Anthony Broadwater broke down in court this week when the rape conviction was finally overturned.

He spent 16 years in prison, and after his release in 1998, he tried five times to get the conviction overturned, according to CNN.

Tim Mucciante, a film producer, who was working on the movie adaptation of Lucky for Netflix, dropped out of the film after he found inconsistencies in the story.

He hired a private investigator to examine the evidence against Broadwater.

Alice Sebold remains silent following the exoneration of the man she accused of rape

The 58-year-old author, who made millions from her debut novel Lucky and others, has remained silent.

A spokesperson for Scribner, Sebold’s publisher, told The Guardian the following: “Neither Alice Sebold nor Scribner has any comment. Scribner has no plans to update the text of Lucky at this time.”

Lovely Bones author accused wrongfully convicted man of rape, then picked another man in a police lineup

Sebold said she was raped in 1981 when she was a freshman at Syracuse University at a tunnel to an amphitheater near campus.

She reported the assault to the police, but they could not identify any suspects.

Five months later, she walks past Anthony Broadwater on the street, and according to The Guardian, she wrote the following in her memoir.

“He was smiling as he approached. He recognized me. It was a stroll in the park to him; he had met an acquaintance on the street,” wrote Sebold.

She added,“‘Hey, girl,’ he said. ‘Don’t I know you from somewhere?’”

She said she didn’t respond, writing, “I looked directly at him.

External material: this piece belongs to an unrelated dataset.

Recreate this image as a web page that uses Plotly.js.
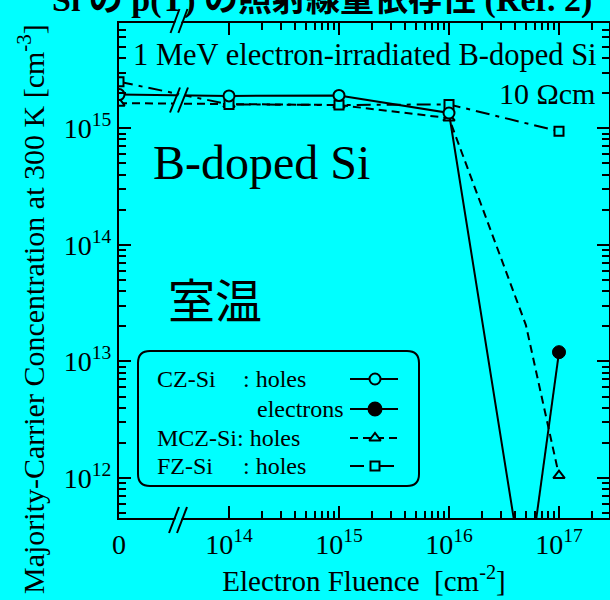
<!DOCTYPE html>
<html>
<head>
<meta charset="utf-8">
<script src="https://cdn.plot.ly/plotly-3.0.1.min.js"></script>
<style>html,body{margin:0;padding:0;background:#00ffff;}#chart{width:610px;height:600px;}</style>
</head>
<body>
<div id="chart"></div>
<script>
// ---- data ----
const czFluence      = [0, 1e14, 1e15, 1e16, 5e16];
const czHoles        = [1.94e15, 1.89e15, 1.91e15, 1.35e15, 1e11];
const czElecFluence  = [5e16, 1e17];
const czElectrons    = [1e11, 1.2e13];
const mczFluence     = [0, 1e14, 1e15, 1e16, 5e16, 1e17];
const mczHoles       = [1.64e15, 1.6e15, 1.58e15, 1.22e15, 2.05e13, 1.05e12];
const fzFluence      = [0, 1e14, 1e15, 1e16, 1e17];
const fzHoles        = [2.5e15, 1.6e15, 1.58e15, 1.6e15, 9.4e14];

const xTickVals  = [1e13, 1e14, 1e15, 1e16, 1e17];
const xTickText  = ['0', '10<sup>14</sup>', '10<sup>15</sup>', '10<sup>16</sup>', '10<sup>17</sup>'];
const yTickVals  = [1e12, 1e13, 1e14, 1e15];
const yTickText  = ['10<sup>12</sup>', '10<sup>13</sup>', '10<sup>14</sup>', '10<sup>15</sup>'];

const ZERO_AT = 1e13; // position where the broken axis shows "0"
const xp = a => a.map(v => v === 0 ? ZERO_AT : v);

// minor ticks (axis decoration)
const xMinor = [];
[1e14, 1e15, 1e16, 1e17].forEach(d => { for (let k = 2; k <= 9; k++) xMinor.push(k * d); });
const yMinor = [];
[1e11, 1e12, 1e13, 1e14, 1e15].forEach(d => { for (let k = 2; k <= 9; k++) yMinor.push(k * d); });

// ---- geometry ----
const W = 610, H = 600, L = 119, R = 609, T = 23, B = 518;
const px = p => (p - L) / (R - L);
const py = p => (B - p) / (B - T);
const SERIF = 'Liberation Serif, Times New Roman, serif';
const CJK = 'Noto Sans CJK JP, sans-serif';
const BG = '#00ffff';

const traces = [
  { x: xp(mczFluence), y: mczHoles, mode: 'lines+markers', name: 'MCZ-Si holes',
    line: { color: 'black', width: 2, dash: '8px,5px' },
    marker: { symbol: 'triangle-up', size: [10,10,10,10,0,10], color: BG, opacity: 1, line: { color: 'black', width: 2 } } },
  { x: xp(fzFluence), y: fzHoles, mode: 'lines+markers', name: 'FZ-Si holes',
    line: { color: 'black', width: 2, dash: '14px,6px,4px,6px' },
    marker: { symbol: 'square', size: 9, color: BG, opacity: 1, line: { color: 'black', width: 2 } } },
  { x: xp(czFluence), y: czHoles, mode: 'lines+markers', name: 'CZ-Si holes',
    line: { color: 'black', width: 2 },
    marker: { symbol: 'circle', size: 11, color: BG, opacity: 1, line: { color: 'black', width: 2 } } },
  { x: xp(czElecFluence), y: czElectrons, mode: 'lines+markers', name: 'CZ-Si electrons',
    line: { color: 'black', width: 2 },
    marker: { symbol: 'circle', size: [0, 13], color: '#000000', opacity: 1, line: { color: '#000000', width: 1 } } }
];

// legend samples on a pixel-scaled overlay axis
const legRows = [
  { y: 379, dash: 'solid', sym: 'circle', size: 11, fill: BG },
  { y: 409, dash: 'solid', sym: 'circle', size: 13, fill: '#000000' },
  { y: 438, dash: '8px,5px', sym: 'triangle-up', size: 10, fill: BG },
  { y: 466, dash: '14px,6px,4px,6px', sym: 'square', size: 9, fill: BG }
];
legRows.forEach(r => {
  traces.push({ x: [350, 375, 398], y: [r.y, r.y, r.y], xaxis: 'x2', yaxis: 'y2', mode: 'lines+markers',
    showlegend: false, hoverinfo: 'skip',
    line: { color: 'black', width: 2, dash: r.dash },
    marker: { symbol: r.sym, size: [0, r.size, 0], color: r.fill, opacity: 1, line: { color: 'black', width: 2 } } });
});

const ann = (text, x, y, size, opts) => Object.assign({
  text, x, y, xref: 'paper', yref: 'paper', showarrow: false,
  font: { family: SERIF, size, color: 'black' }, xanchor: 'left', yanchor: 'middle'
}, opts || {});

const annotations = [
  ann('<b>Si の p(T) の照射線量依存性 (Ref. 2)</b>', px(322), py(21), 34, { xanchor: 'center', yanchor: 'bottom', font: { family: SERIF + ', Noto Sans CJK JP', size: 34, color: 'black' } }),
  ann('1 MeV electron-irradiated B-doped Si', px(599), py(55), 30.5, { xanchor: 'right' }),
  ann('10 Ωcm', px(597), py(93), 30, { xanchor: 'right' }),
  ann('B-doped Si', px(151), py(162), 48),
  ann('室温', px(166), py(297), 47, { font: { family: CJK, size: 47, color: 'black' } }),
  ann('CZ-Si', px(155), py(379), 24),
  ann(': holes', px(241), py(379), 24),
  ann('electrons', px(346), py(409), 24, { xanchor: 'right' }),
  ann('MCZ-Si: holes', px(155), py(438), 24),
  ann('FZ-Si', px(155), py(466), 24),
  ann(': holes', px(241), py(466), 24),
  ann('Majority-Carrier Concentration at 300 K [cm<sup>-3</sup>]', px(31), py(309), 30, { xanchor: 'center', textangle: -90 })
];

// break marks
const shapes = [];
function brk(cx, cy, h, dx) {
  const y0 = cy + h / 2, y1 = cy - h / 2;
  const a0 = cx - 4 - dx / 2, b0 = cx + 4 - dx / 2;
  // cyan gap between the slashes
  shapes.push({ type: 'path', xref: 'paper', yref: 'paper', layer: 'above',
    path: `M ${px(a0 + 1)} ${py(y0 - 3)} L ${px(b0 - 1)} ${py(y0 - 3)} L ${px(b0 - 1 + dx)} ${py(y1 + 3)} L ${px(a0 + 1 + dx)} ${py(y1 + 3)} Z`,
    fillcolor: BG, line: { width: 0 } });
  [a0, b0].forEach(s => shapes.push({ type: 'line', xref: 'paper', yref: 'paper', layer: 'above',
    x0: px(s), y0: py(y0), x1: px(s + dx), y1: py(y1), line: { color: 'black', width: 2 } }));
}
brk(179, 21, 24, 9);
brk(178, 520, 26, 10);
brk(179, 100, 25, 10);

// rounded legend box
shapes.push({ type: 'path', xref: 'x2', yref: 'y2', layer: 'above',
  path: 'M 150 351 L 407 351 Q 419 351 419 363 L 419 474 Q 419 486 407 486 L 150 486 Q 138 486 138 474 L 138 363 Q 138 351 150 351 Z',
  line: { color: 'black', width: 2 } });

const axisCommon = {
  showline: true, linewidth: 2, linecolor: 'black', mirror: 'allticks',
  ticks: 'inside', ticklen: 12, tickwidth: 2, tickcolor: 'black',
  showgrid: false, zeroline: false, tickmode: 'array',
  tickfont: { family: SERIF, size: 28, color: 'black' }
};

const layout = {
  width: W, height: H,
  margin: { l: L, r: W - R, t: T, b: H - B },
  paper_bgcolor: BG, plot_bgcolor: BG, showlegend: false,
  xaxis: Object.assign({}, axisCommon, {
    type: 'log', range: [13, 17.4545], tickvals: xTickVals, ticktext: xTickText,
    minor: { tickmode: 'array', tickvals: xMinor, ticks: 'inside', ticklen: 7, tickwidth: 2, tickcolor: 'black', showgrid: false },
    title: { text: 'Electron Fluence \u00a0[cm<sup>-2</sup>]', font: { family: SERIF, size: 29, color: 'black' }, standoff: 12 }
  }),
  yaxis: Object.assign({}, axisCommon, {
    type: 'log', range: [11.657, 15.902], tickvals: yTickVals, ticktext: yTickText,
    minor: { tickmode: 'array', tickvals: yMinor, ticks: 'inside', ticklen: 7, tickwidth: 2, tickcolor: 'black', showgrid: false }
  }),
  xaxis2: { overlaying: 'x', anchor: 'y2', range: [L, R], visible: false, fixedrange: true },
  yaxis2: { overlaying: 'y', anchor: 'x2', range: [B, T], visible: false, fixedrange: true },
  annotations, shapes
};

Plotly.newPlot('chart', traces, layout, { staticPlot: true, displayModeBar: false });
</script>
</body>
</html>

Knew his face had been the face over me in the tunnel.”

The author then went to the police after the chance encounter to report Broadwater as her attacker.

However, she didn’t identify him in a subsequent police lineup and picked a different man as her attacker, reportedly saying because “the expression in his eyes told me that if we were alone, if there were no wall between us, he would call me by name and then kill me”.